Parece difícil un viaje como aquél si el pueblo que siguió entusiasmado a sus políticos grita hoy ‘no-nos-re-pre-sen-tan’

Tengo al profesor José Antonio Lozano Teruel por un referente de la inteligencia en la Región, de espíritu crítico e independiente del poder político, pero incardinado en la burguesía ilustrada, muy lejos del 15M. Lo traigo a relucir porque se ha sumado al Foro de ‘La Verdad’ sobre la regeneración de la vida pública con una propuesta verdaderamente radical: «Al igual que, para finalizar el franquismo, las Cortes hubieron de hacerse el haraquiri, el sistema actual de partidos políticos debería repetir lo mismo y sustituirse por otro».

Parece conectar así Lozano con quienes, agobiados por una atmósfera irrespirable, postulan para España la urgencia de una segunda transición como única manera de higienizar el país. Politólogos, sociólogos y tertulianos abogan por esta proposición, cuyo objetivo sería repetir la ejemplar mudanza de la dictadura a la democracia, esta vez para cambiar un sistema que ha sucumbido ya a la carcoma por otro que traiga más transparencia. Yo me apunto a la propuesta, pero albergo dudas sobre la viabilidad de esta segunda transición. Dudas sustanciales. ¿Alguien puede imaginar a los corruptos transformándose en honrados de la noche a la mañana, a los partidos impulsando listas abiertas, a los gobiernos dejándose entreverar por la ciudadanía en sus decisiones, a los candidatos comprometiéndose a purgar el olvido de sus promesas, a los gobernantes desistir de sus privilegios, o dimitir siquiera ante una tacha en su gestión? ¿Se figuran a un expresidente decir en público de su adversario, como hizo Leopoldo Calvo Sotelo, «echo de menos todos los días a Felipe González»?
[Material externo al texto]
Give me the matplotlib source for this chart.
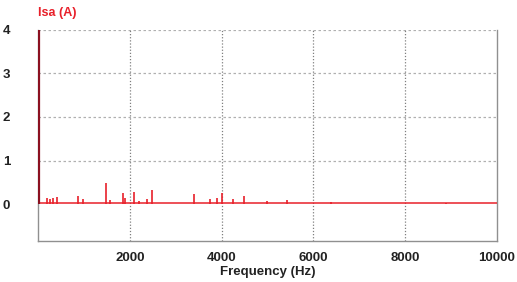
import matplotlib
matplotlib.use('Agg')
import matplotlib.pyplot as plt

# harmonic spectrum of Isa
dc_freq = 0
dc_amp = 4.2
freqs = [200, 260, 330, 410, 870, 980, 1480, 1565, 1850, 1890, 2090, 2200,
         2370, 2480, 3410, 3740, 3910, 4000, 4240, 4500, 4980, 5430, 6390, 8890]
amps = [0.15, 0.12, 0.14, 0.16, 0.18, 0.12, 0.48, 0.10, 0.25, 0.15, 0.27, 0.08,
        0.12, 0.33, 0.23, 0.12, 0.15, 0.25, 0.12, 0.18, 0.06, 0.09, 0.05, 0.03]
baseline = 0.02

xticks = [2000, 4000, 6000, 8000, 10000]
yticks = [0, 1, 2, 3, 4]

plt.rcParams['font.family'] = ['Liberation Sans', 'DejaVu Sans']

fig = plt.figure(figsize=(5.17, 2.82), dpi=100)
ax = fig.add_axes([0.0735, 0.145, 0.8875, 0.749])

# grid first
for y in yticks[1:]:
    ax.axhline(y, color='#b0b0b0', linestyle=(0, (2, 2)), linewidth=0.9, zorder=1)
for x in xticks[:-1]:
    ax.axvline(x, color='#808080', linestyle=(0, (1, 1.5)), linewidth=0.9, zorder=1)

# spectrum lines
ax.axhline(baseline, color='#e8202a', linewidth=1.1, zorder=3)
ax.vlines(freqs, 0, amps, color='#e8202a', linewidth=1.2, zorder=3)
ax.vlines([dc_freq + 15], 0, [dc_amp], color='#8b1020', linewidth=1.6, zorder=4)

ax.set_xlim(0, 10000)
ax.set_ylim(-0.85, 4.0)
ax.set_xticks(xticks)
ax.set_yticks(yticks)
ax.tick_params(length=0, labelsize=9.5, colors='#222222', pad=8)
ax.tick_params(axis='y', pad=20)
for lab in ax.get_xticklabels() + ax.get_yticklabels():
    lab.set_fontweight('bold')
ax.set_xlabel('Frequency (Hz)', fontsize=9.5, fontweight='bold', color='#222222', labelpad=1)

for s in ax.spines.values():
    s.set_color('#909090')
    s.set_linewidth(1.0)
ax.spines['top'].set_visible(False)

fig.text(0.0735, 0.955, 'Isa (A)', color='#e8202a', fontsize=9, fontweight='bold',
         va='center', ha='left')

plt.savefig('out.png', dpi=100)
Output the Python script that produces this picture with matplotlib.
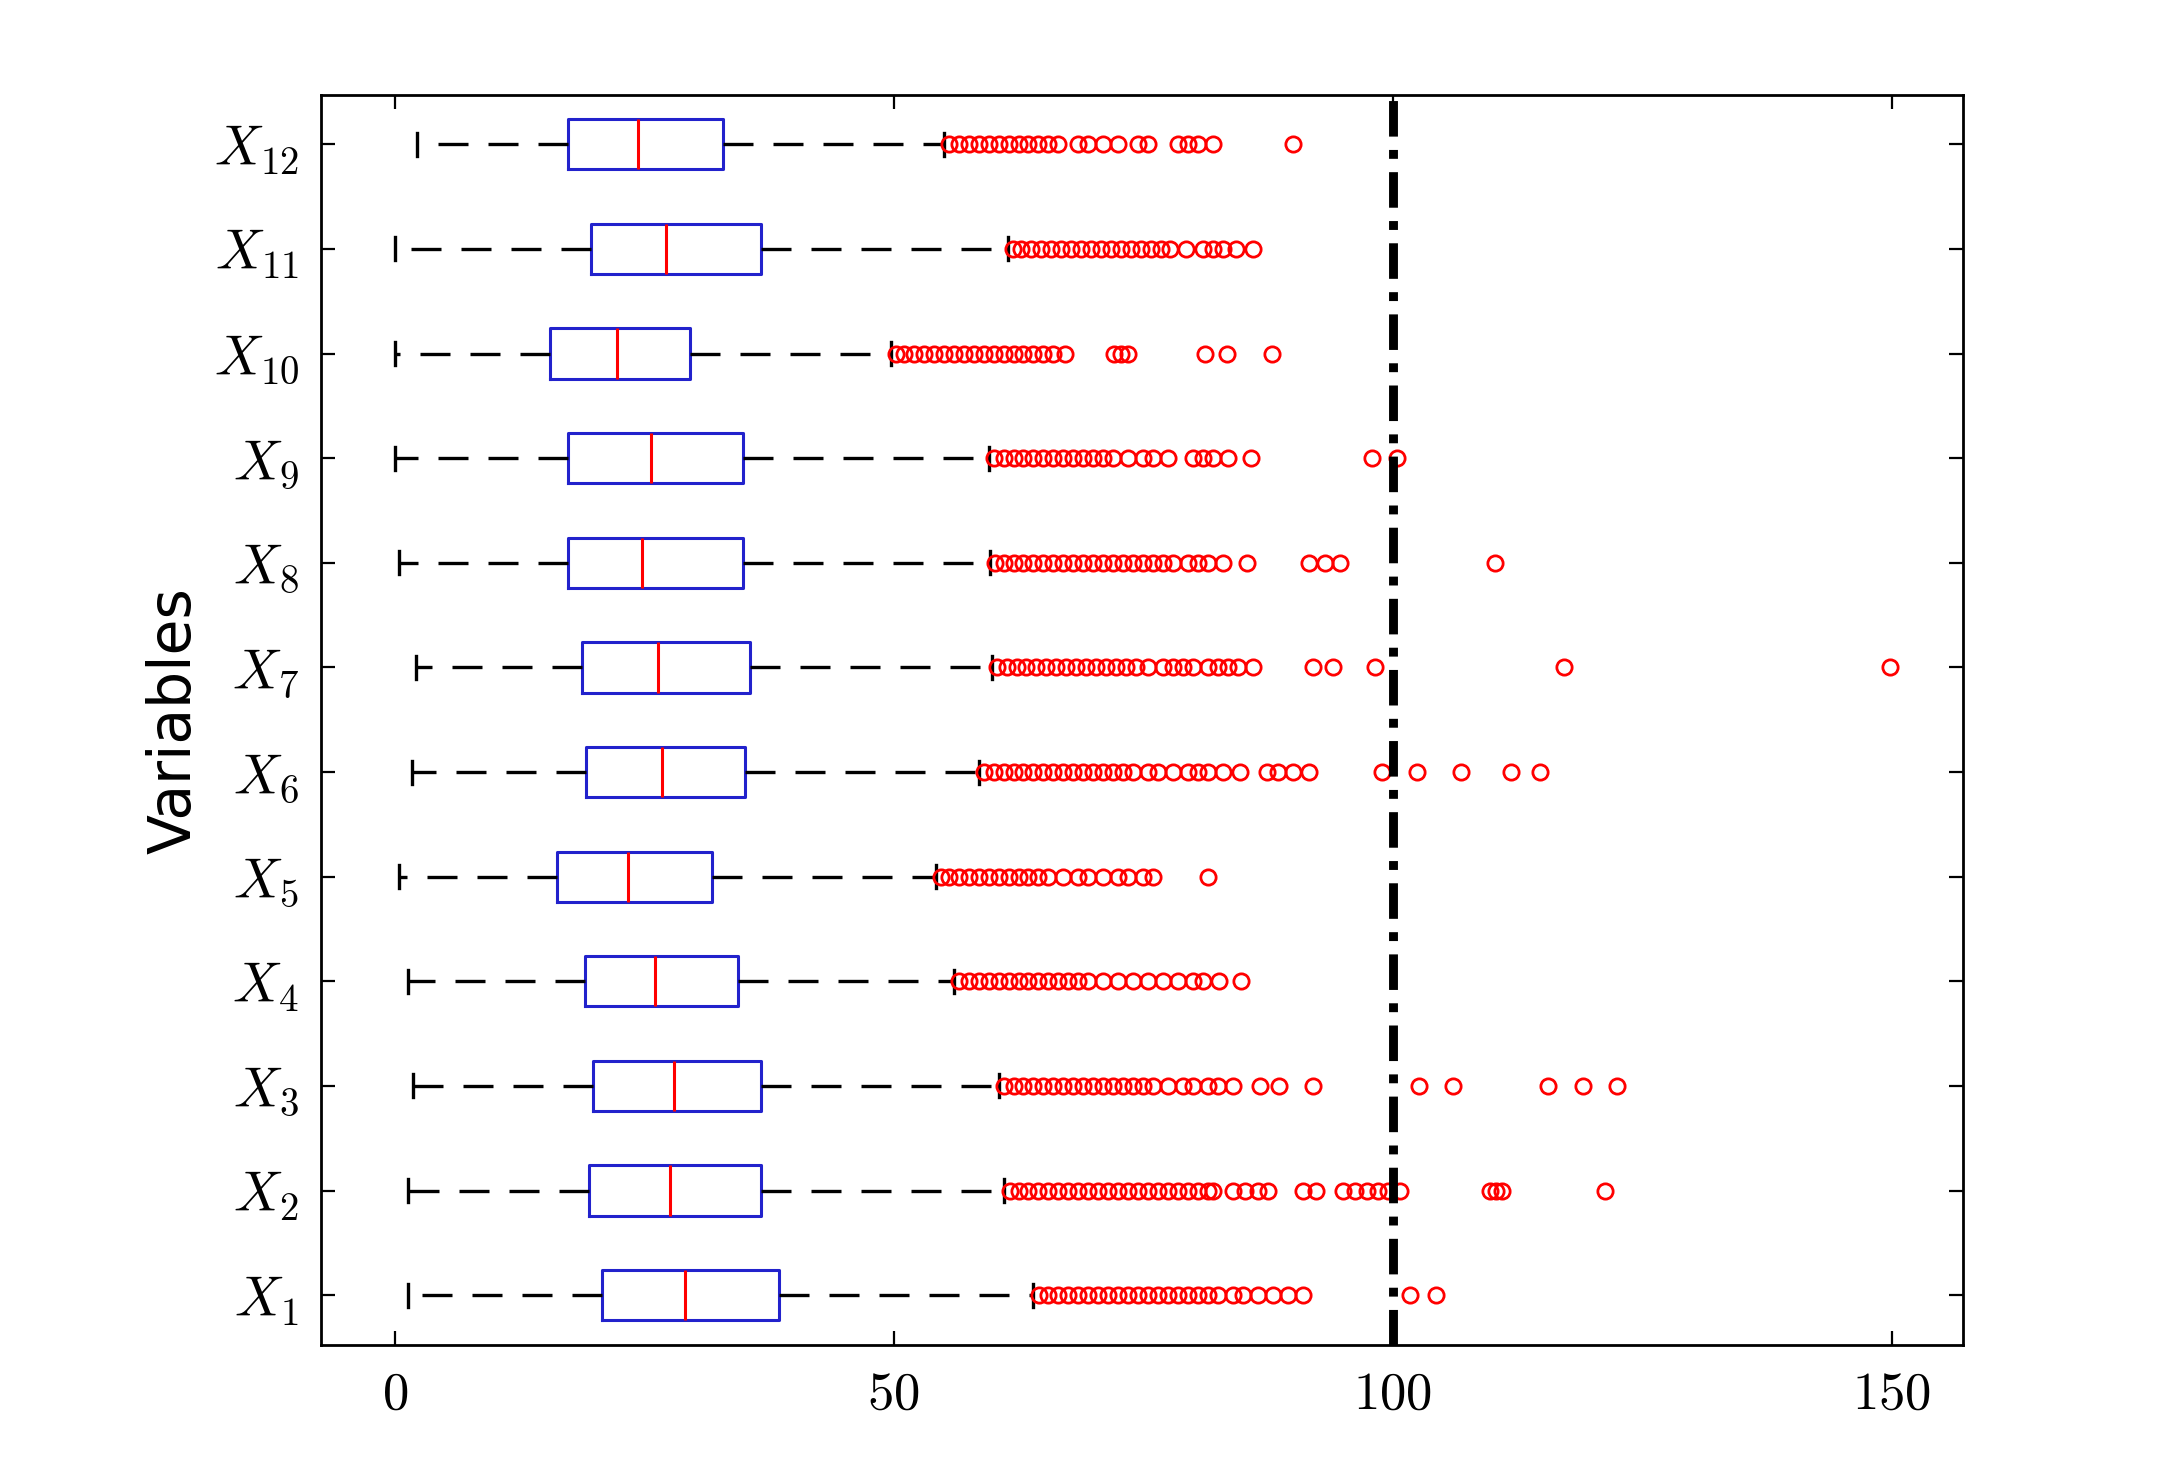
import matplotlib.pyplot as plt

labels = [f'$X_{{{i}}}$' for i in range(1, 13)]
whislo = [1.3, 1.3, 1.8, 1.3, 0.4, 1.7, 2.1, 0.4, 0.0, 0.0, 0.0, 2.2]
q1 = [20.8, 19.5, 19.9, 19.1, 16.2, 19.2, 18.8, 17.3, 17.3, 15.5, 19.7, 17.3]
med = [29.1, 27.6, 28.0, 26.1, 23.4, 26.8, 26.4, 24.8, 25.7, 22.3, 27.2, 24.4]
q3 = [38.5, 36.7, 36.7, 34.4, 31.8, 35.1, 35.6, 34.9, 34.9, 29.6, 36.7, 32.9]
whishi = [64.0, 61.0, 60.5, 56.0, 54.2, 58.5, 59.8, 59.6, 59.5, 49.7, 61.4, 55.0]

fliers = [
    [64.6, 65.5, 66.5, 67.5, 68.5, 69.5, 70.5, 71.5, 72.5, 73.5, 74.5, 75.5, 76.5, 77.5,
     78.5, 79.5, 80.5, 81.5, 82.5, 84, 85, 86.5, 88, 89.5, 91, 101.7, 104.3],
    [61.6, 62.5, 63.5, 64.5, 65.5, 66.5, 67.5, 68.5, 69.5, 70.5, 71.5, 72.5, 73.5, 74.5,
     75.5, 76.5, 77.5, 78.5, 79.5, 80.5, 81.5, 82, 84, 85.2, 86.5, 87.5, 91, 92.3,
     95, 96.2, 97.4, 98.5, 99.5, 100.7, 109.8, 110.4, 111, 121.3],
    [61, 62, 63, 64, 65, 66, 67, 68, 69, 70, 71, 72, 73, 74, 75, 76, 77.5, 79, 80,
     81.5, 82.5, 84, 86.7, 88.6, 92, 102.6, 106, 115.6, 119.1, 122.5],
    [56.5, 57.5, 58.5, 59.5, 60.5, 61.5, 62.5, 63.5, 64.5, 65.5, 66.5, 67.5, 68.5,
     69.5, 71, 72.5, 74, 75.5, 77, 78.5, 80, 81, 82.6, 84.8],
    [54.7, 55.5, 56.5, 57.5, 58.5, 59.5, 60.5, 61.5, 62.5, 63.5, 64.5, 65.5, 67,
     68.5, 69.5, 71, 72.5, 73.5, 75, 76, 81.5],
    [59, 60, 61, 62, 63, 64, 65, 66, 67, 68, 69, 70, 71, 72, 73, 74, 75.5, 76.5,
     78, 79.5, 80.5, 81.5, 83, 84.7, 87.4, 88.5, 90, 91.6, 98.9, 102.4, 106.8,
     111.9, 114.8],
    [60.3, 61.3, 62.3, 63.3, 64.3, 65.3, 66.3, 67.3, 68.3, 69.3, 70.3, 71.3, 72.3,
     73.3, 74.3, 75.5, 77, 78, 79, 80, 81.5, 82.5, 83.5, 84.5, 86, 92, 94, 98.2,
     117.2, 149.8],
    [60.1, 61, 62, 63, 64, 65, 66, 67, 68, 69, 70, 71, 72, 73, 74, 75, 76, 77, 78,
     79.5, 80.5, 81.5, 83, 85.4, 91.6, 93.2, 94.7, 110.3],
    [60, 61, 62, 63, 64, 65, 66, 67, 68, 69, 70, 71, 72, 73.5, 75, 76, 77.5, 80,
     81, 82, 83.5, 85.8, 97.9, 100.4],
    [50.2, 51, 52, 53, 54, 55, 56, 57, 58, 59, 60, 61, 62, 63, 64, 65, 66, 67.2,
     72.1, 72.8, 73.5, 81.2, 83.4, 87.9],
    [61.9, 62.8, 63.8, 64.8, 65.8, 66.8, 67.8, 68.8, 69.8, 70.8, 71.8, 72.8, 73.8,
     74.8, 75.8, 76.8, 77.7, 79.3, 81, 82, 83, 84.3, 86],
    [55.5, 56.5, 57.5, 58.5, 59.5, 60.5, 61.5, 62.5, 63.5, 64.5, 65.5, 66.5, 68.5,
     69.5, 71, 72.5, 74.5, 75.5, 78.5, 79.5, 80.5, 82, 90],
]

threshold = 100

stats = []
for i in range(12):
    stats.append(dict(label=labels[i], whislo=whislo[i], q1=q1[i], med=med[i],
                      q3=q3[i], whishi=whishi[i], fliers=fliers[i]))

plt.rcParams['mathtext.fontset'] = 'cm'
fig = plt.figure(figsize=(10.92, 7.32), dpi=200)
ax = fig.add_axes([0.147, 0.081, 0.752, 0.854])

ax.bxp(stats, vert=False, widths=0.48, showcaps=True,
       boxprops=dict(color='#2222cc', linewidth=1.1),
       medianprops=dict(color='red', linewidth=1.1),
       whiskerprops=dict(color='black', linestyle=(0, (9, 6)), linewidth=1.2),
       capprops=dict(color='black', linewidth=1.2),
       capwidths=0.22,
       flierprops=dict(marker='o', markerfacecolor='none', markeredgecolor='red',
                       markersize=5.5, markeredgewidth=1.0))
ax.axvline(threshold, color='black', linestyle=(0, (4, 1.5, 1, 1.5)), linewidth=3.2)

ax.set_xlim(-7.4, 157.2)
ax.set_ylim(0.52, 12.47)
ax.set_xticks([0, 50, 100, 150])
ax.set_xticklabels([f'${v}$' for v in [0, 50, 100, 150]], fontsize=19)
ax.set_yticklabels(labels, fontsize=20)
ax.tick_params(direction='in', length=5, top=True, right=True, pad=8)
ax.set_ylabel('Variables', fontsize=21, labelpad=4)
for s in ax.spines.values():
    s.set_linewidth(1.0)

fig.savefig('out.png', dpi=200)
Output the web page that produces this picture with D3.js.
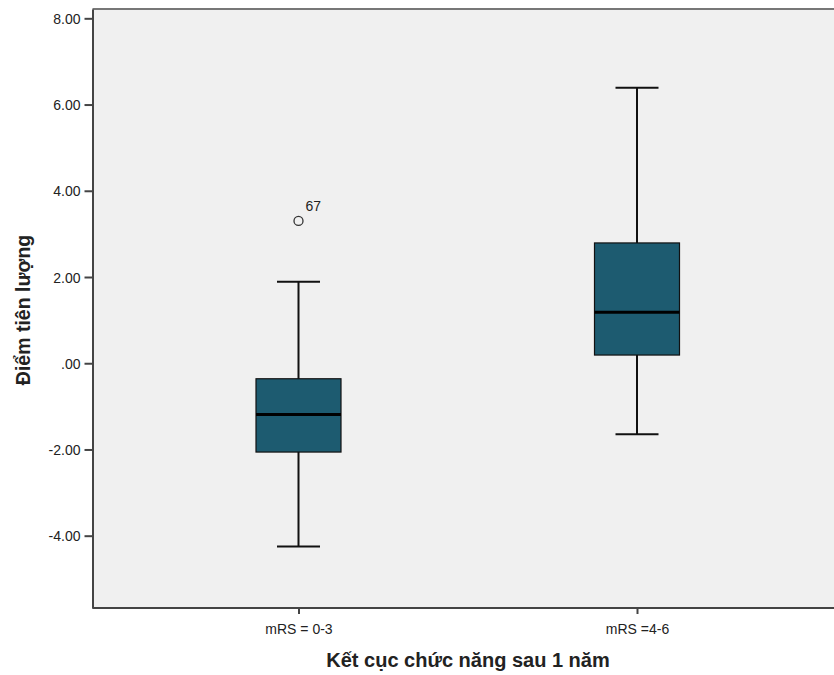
<!DOCTYPE html>
<html>
<head>
<meta charset="utf-8">
<script src="https://cdn.jsdelivr.net/npm/d3@7"></script>
<style>
  html, body { margin: 0; padding: 0; background: #ffffff; }
  svg { display: block; }
  text { font-family: "Liberation Sans", Arial, sans-serif; fill: #222; }
</style>
</head>
<body>
<svg id="chart" width="834" height="675"></svg>
<script>
// Groups and five-number summaries
const categories = ["mRS = 0-3", "mRS =4-6"];
const whiskerLow  = [-4.25, -1.65];
const q1          = [-2.06, 0.19];
const median      = [-1.19, 1.18];
const q3          = [-0.36, 2.79];
const whiskerHigh = [1.89, 6.39];

// Outliers: group index, value, case label
const outlierGroup = [0];
const outlierValue = [3.30];
const outlierLabel = ["67"];

const yTicks = [-4, -2, 0, 2, 4, 6, 8];

const svg = d3.select("#chart");
const plot = { left: 92.5, top: 9, right: 840, bottom: 608 };

const y = d3.scaleLinear().domain([-5.677, 8.216]).range([plot.bottom, plot.top]);
const x = d3.scalePoint().domain(categories).range([298.5, 637]);
const boxW = 85, capW = 43;

// Plot background
svg.append("rect")
  .attr("x", plot.left).attr("y", plot.top)
  .attr("width", plot.right - plot.left).attr("height", plot.bottom - plot.top)
  .attr("fill", "#f0f0f0");

// Top border
svg.append("line")
  .attr("x1", plot.left).attr("x2", plot.right)
  .attr("y1", plot.top).attr("y2", plot.top)
  .attr("stroke", "#777").attr("stroke-width", 2);

// Y axis: plain hyphen for negatives, no leading zero for 0
const fmt = v => v === 0 ? ".00" : v.toFixed(2);
const yAxis = svg.append("g")
  .attr("transform", `translate(${plot.left},0)`)
  .call(d3.axisLeft(y).tickValues(yTicks).tickFormat(fmt).tickSize(8).tickSizeOuter(0));
yAxis.select(".domain").attr("stroke", "#444").attr("stroke-width", 2);
yAxis.selectAll(".tick line").attr("stroke", "#444").attr("stroke-width", 2);
yAxis.selectAll(".tick text")
  .attr("x", -12).attr("dy", "0.36em")
  .style("font-size", "14px").style("font-family", "'Liberation Sans', Arial, sans-serif")
  .attr("fill", "#222");

// X axis
const xAxis = svg.append("g")
  .attr("transform", `translate(0,${plot.bottom})`)
  .call(d3.axisBottom(x).tickSize(6).tickSizeOuter(0));
xAxis.select(".domain").attr("stroke", "#444").attr("stroke-width", 2)
  .attr("d", `M${plot.left},0H${plot.right}`);
xAxis.selectAll(".tick line").attr("stroke", "#444").attr("stroke-width", 2);
xAxis.selectAll(".tick text")
  .attr("y", 26).attr("dy", 0)
  .style("font-size", "14px").style("font-family", "'Liberation Sans', Arial, sans-serif")
  .attr("fill", "#222");

// Axis titles
svg.append("text")
  .attr("x", 468).attr("y", 667)
  .attr("text-anchor", "middle")
  .style("font-size", "20px").style("font-weight", "bold")
  .text("Kết cục chức năng sau 1 năm");

svg.append("text")
  .attr("transform", "translate(30,310) rotate(-90)")
  .attr("text-anchor", "middle")
  .style("font-size", "19.5px").style("font-weight", "bold")
  .text("Điểm tiên lượng");

// Boxes
const groups = svg.append("g").selectAll("g")
  .data(categories.map((c, i) => ({ c, lo: whiskerLow[i], q1: q1[i], med: median[i], q3: q3[i], hi: whiskerHigh[i] })))
  .join("g");

groups.append("line")
  .attr("x1", d => x(d.c)).attr("x2", d => x(d.c))
  .attr("y1", d => y(d.hi)).attr("y2", d => y(d.lo))
  .attr("stroke", "#111").attr("stroke-width", 2);

groups.selectAll(".cap")
  .data(d => [d.lo, d.hi].map(v => ({ c: d.c, v })))
  .join("line").attr("class", "cap")
  .attr("x1", d => x(d.c) - capW / 2).attr("x2", d => x(d.c) + capW / 2)
  .attr("y1", d => y(d.v)).attr("y2", d => y(d.v))
  .attr("stroke", "#111").attr("stroke-width", 2);

groups.append("rect")
  .attr("x", d => x(d.c) - boxW / 2).attr("width", boxW)
  .attr("y", d => y(d.q3)).attr("height", d => y(d.q1) - y(d.q3))
  .attr("fill", "#1d5b70").attr("stroke", "#111").attr("stroke-width", 1.2);

groups.append("line")
  .attr("x1", d => x(d.c) - boxW / 2).attr("x2", d => x(d.c) + boxW / 2)
  .attr("y1", d => y(d.med)).attr("y2", d => y(d.med))
  .attr("stroke", "#000").attr("stroke-width", 3);

// Outliers
const outs = outlierValue.map((v, i) => ({ c: categories[outlierGroup[i]], v, label: outlierLabel[i] }));
svg.append("g").selectAll("circle").data(outs).join("circle")
  .attr("cx", d => x(d.c)).attr("cy", d => y(d.v)).attr("r", 4.5)
  .attr("fill", "none").attr("stroke", "#333").attr("stroke-width", 1.3);
svg.append("g").selectAll("text").data(outs).join("text")
  .attr("x", d => x(d.c) + 7).attr("y", d => y(d.v) - 10)
  .style("font-size", "14px")
  .text(d => d.label);
</script>
</body>
</html>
La transición salió bien porque sus protagonistas mostraron una altura de miras que hoy no se da en la clase política. Derrocharon generosidad, renunciaron a las ideologías por las que habían luchado, ellos y los suyos, en ocasiones pagando un precio de cárcel, exilio y muerte. Santiago Carrillo apostató del comunismo; Felipe González, del socialismo; Adolfo Suárez, del falangismo; Manuel Fraga, del franquismo; el republicanismo, de la República… Su sacrificio hizo posible la fiesta colectiva de 1978. Pero ¿cómo columbrar hoy la esperanza en un tránsito feliz como aquel si quienes deberían pilotarlo disienten hasta en la identidad de España? ¿Cómo emprender un viaje similar, si el pueblo que siguió entusiasmado a sus dirigentes en aquella primera mudanza, haciéndola posible, grita hoy ‘no-nos-re-pre-sen-tan’?